Promise Me That You Will





‘Promise me that you will.’


I read the message through the morning haze in my eyes. The words are unclear, but I don’t need my reading glasses to decipher them. Those words are deeply etched in my memory, yet I read them every day, first thing in the morning, only because I now know no other way of starting my day. Or ending it.


There comes a point in love when even the subtlest expressions can be interpreted without the help of the sense organs. You don’t touch, feel, hear, see or taste love anymore. Knowing that it is there is enough. You merely live it, as if it is what paves the way for the air to fill your lungs. Your breath then becomes your love’s abiding companion.


Early morning musings like this have now become a routine, and I lie in bed for a good half hour reeling in them, at the end of which I get up, and reach for my journal to document the first thoughts of the day. Whatever I scribble in it then are extensions of my thought triggered by the first thing I set my eyes on in the morning. Mira’s five-year-old message. ‘Promise me that you will.’


It hasn’t been easy for me to preserve those five significant words in my phone. I have always lived in the fear of losing it to a random technical snag that might obliterate it forever, and it forced me to store it as an image in my email. Umpteen number of mails sent to me by me, all unopened in the in box. I even have a hard copy of it saved among my other paper documents in the bank locker.


I have kept the message safe from every possible hazard. From software virus to a fire in the house. It is the only thing that gives me a reason to exist, to continue living the way I never thought I might after her exit. It even made me survive a covid attack and spend days on the ventilator without capitulating to death.


It is strange that I never responded to her message in categorical terms, but for reasons I can’t clearly say, she knew that she had my promise. All she did was to keep reminding me about it, casually sometimes, poignantly at other. Saying it holding my hand lightly or thrusting her head on my chest. Laughing sometimes, teary-eyed at other.


By reiterating it several times, she was only making sure that I ingrained it deep in my heart, making it hard for me to forget it even in my sleep.


‘Promise me that you will.’


And I have, so far.


At least the first part. I have continued to live without her.


And perhaps, today, I may keep the second part of it too if my heart and mind come together at the appropriate time.


****


The rain could have stopped in the morning, but it hasn’t. Having fallen all night and flooding the low-lying areas in the city, it had no reason to be so relentless. I crane my neck near the window to catch a glimpse of the sky. It is overcast to the edges meaning the monsoon woes aren’t going away anytime today. I wonder if I must call up mom and ask her for a postponement of the meeting.

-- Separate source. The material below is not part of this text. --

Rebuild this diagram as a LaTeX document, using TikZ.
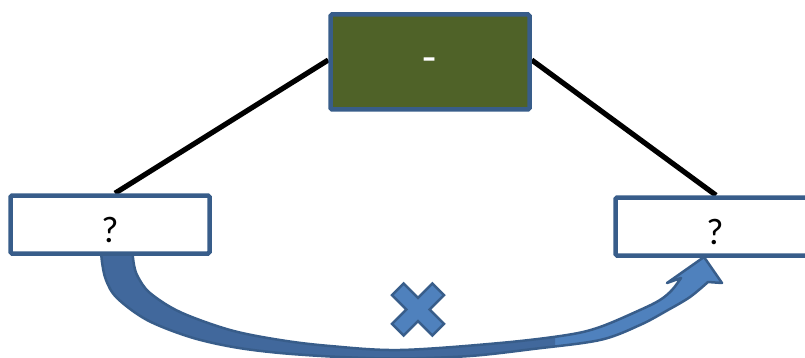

Rain has always been a good alibi to me to avoid doing things. A wet outdoor isn’t my kind of thing. But to Mira, rain was a reason to celebrate the smaller things in life. Like stepping out without the umbrella and soaking like sponge. Sipping ginger tea in the balcony and letting herself be sprayed all over. Taking out the car and driving to a faraway restaurant just to have choley bature. She pushed the boundaries when I found reasons to shut the gate. She constantly sought and found fresh grounds to flourish as if life was entirely at her disposal.


But she was wrong. Life wasn’t at her command. And the day she knew the reality, she began the groundwork to make sure that I didn’t not use it as an excuse to bulldoze my life and bury myself under the debris.


‘Promise me,’ she kept repeating, taking my hand in hers, as she began slipping into the abyss gradually. Several times in a day, making it tough for me to escape the obligation she was nailing on me. And I sat silently, staring into her ashen face, running my finger on her cracked lips and clearing her forehead of the strands that had strayed in. And she smiled as if she had found her ultimate peace in the mere touch of my finger.


Those were moments that made me want to both die and live. Moments that gave me a reason to give up and carry on. It was hard for me to know which way I would swerve once she was gone, and she knew I could be mulish and maverick, defying her with a vengeance.


****


The rain is striking hard against the windowpane, and I realize that if I wanted, I could use it for deferring an occasion that has been upon me for a while now.


‘Keep it for another day. Tell them. It won’t be possible for us to get there, ma. There is water all around this place,’ I lie to mom on the phone, peering into the road that still was good was traffic. The water hasn’t started causing disruptions here yet.


Mom doesn’t agree. She knows that if she lets this opportunity slip out of her hands, she might never have me go again. She knows that I was using rain to dodge the meeting and begins to blackmail me emotionally with tears. Her sobs are distinct, but I refuse to take them to heart knowing her penchant for melodrama. She laments as if she is a newly bereaved woman, mentioning every sorrow in her life from losing her younger son in Kargil, to Papa’s state of acute dementia to Mira’s untimely departure. She makes it sound as if I am responsible for every woe in her life, and the only panacea to it was by getting me to accept her proposal.


‘There is only one way for life to go. Forward,’ Mom says with utter despair and disconnects the line. I stare at the screen for a while and look outside. The rain isn’t an alibi now. It is indeed falling hard as if it has scores to settle with the city.